People v. Sneath & Arnold
Before: Shafter
Synopsis
Appeal from the District Court, Sixth Judicial District, Sacramento County.
The facts are stated in the opinion of the Court.
By the Court,
Shafter, J. This is an action to recover a tax on personal property levied by the City of Sacramento on the 23d day of June, 1863. The complaint alleges, amongst other things, that the property assessed was within the city limits at the date of the assessment; that it belonged to the firm of “ Sneath & Arnold,” and that it Avas valued at thirteen thousand two hundred and fifty dollars. The answer avers that the firm of Sneath & Arnold was dissolved on the 1st day of January, 1863, and that since that time it has neither owned nor possessed any personal property in Sacramento. The trial was [614]by the Court, and judgment was entered on the findings against Arnold alone. The appeal is from the judgment and from an order overruling the motion of Arnold for a new trial.
The Court has found that the firm was dissolved as alleged in the answer, and that at the date of the assessment there was no personal property in the city possessed by or belonging to the defendants jointly. But it is also found that Arnold at the date of the assessment had in his possession and was the owner of personal property of the value named in the assessment.
First.
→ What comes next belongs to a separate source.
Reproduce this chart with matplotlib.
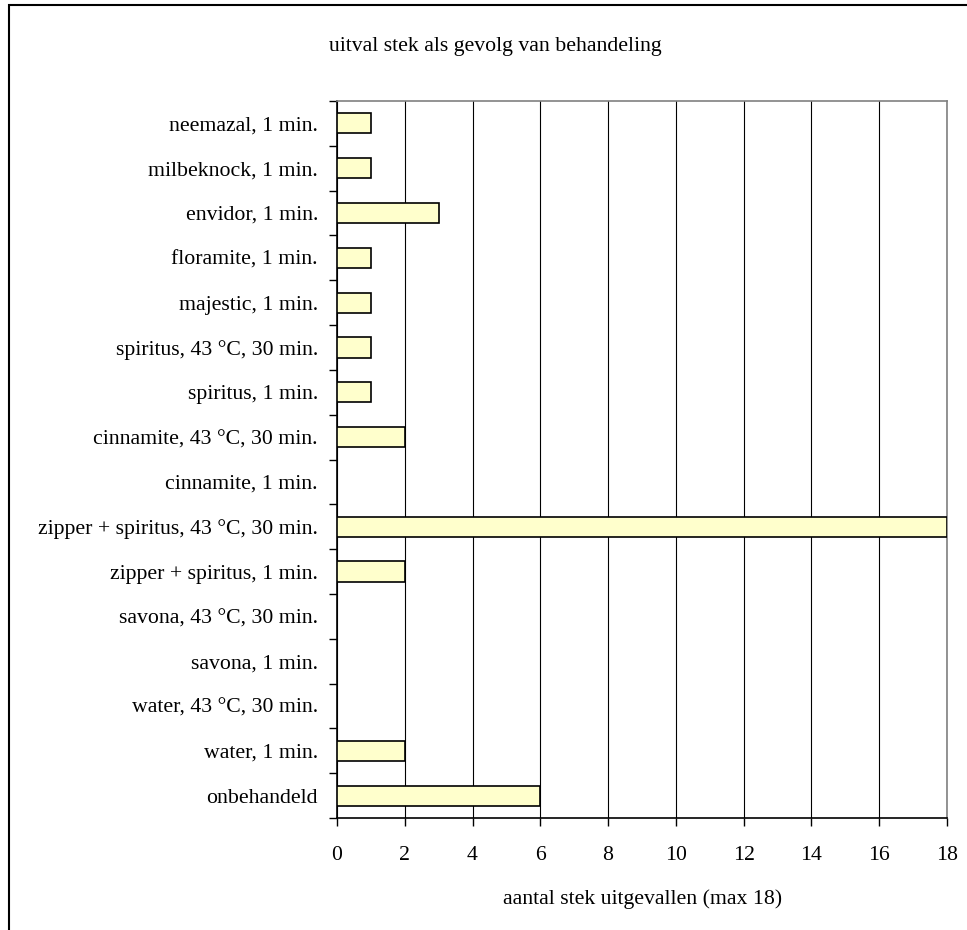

It is insisted that the assessment was illegal and void for the reason that it was on “ personal property ” in bulk, without any more minute description of the character of the property.
By the eleventh section of the Act incorporating the City of Sacramento, passed April 25th, 1863, (Acts 1863, p. 415,) it is provided that “the manner of making the assessments and roll shall be the same as is described by an Act entitled an Act to provide revenue for the government of this State, approved May 17th, 1861.”e By the sixth subdivision of the twentieth section of the Act referred to, it is provided that no further description of personal property need be given in the assessment roll than that furnished by a statement of its value, and the name of its owner or owners.
The case of People v. Holladay, 25 Cal. 300, cited for the respondents, was an action to collect a delinquent tax under the Act of 1861, entitled “An Act to legalize and provide for the collection of delinquent taxes in the counties of this State,” and the Act is limited by the first section to taxes assessed for the fiscal years ending March 1st, 1859, 1860 and 1861. (Statutes 1861, p. 471.) The decision in the case of People v. Holladay is therefore inapplicable to this.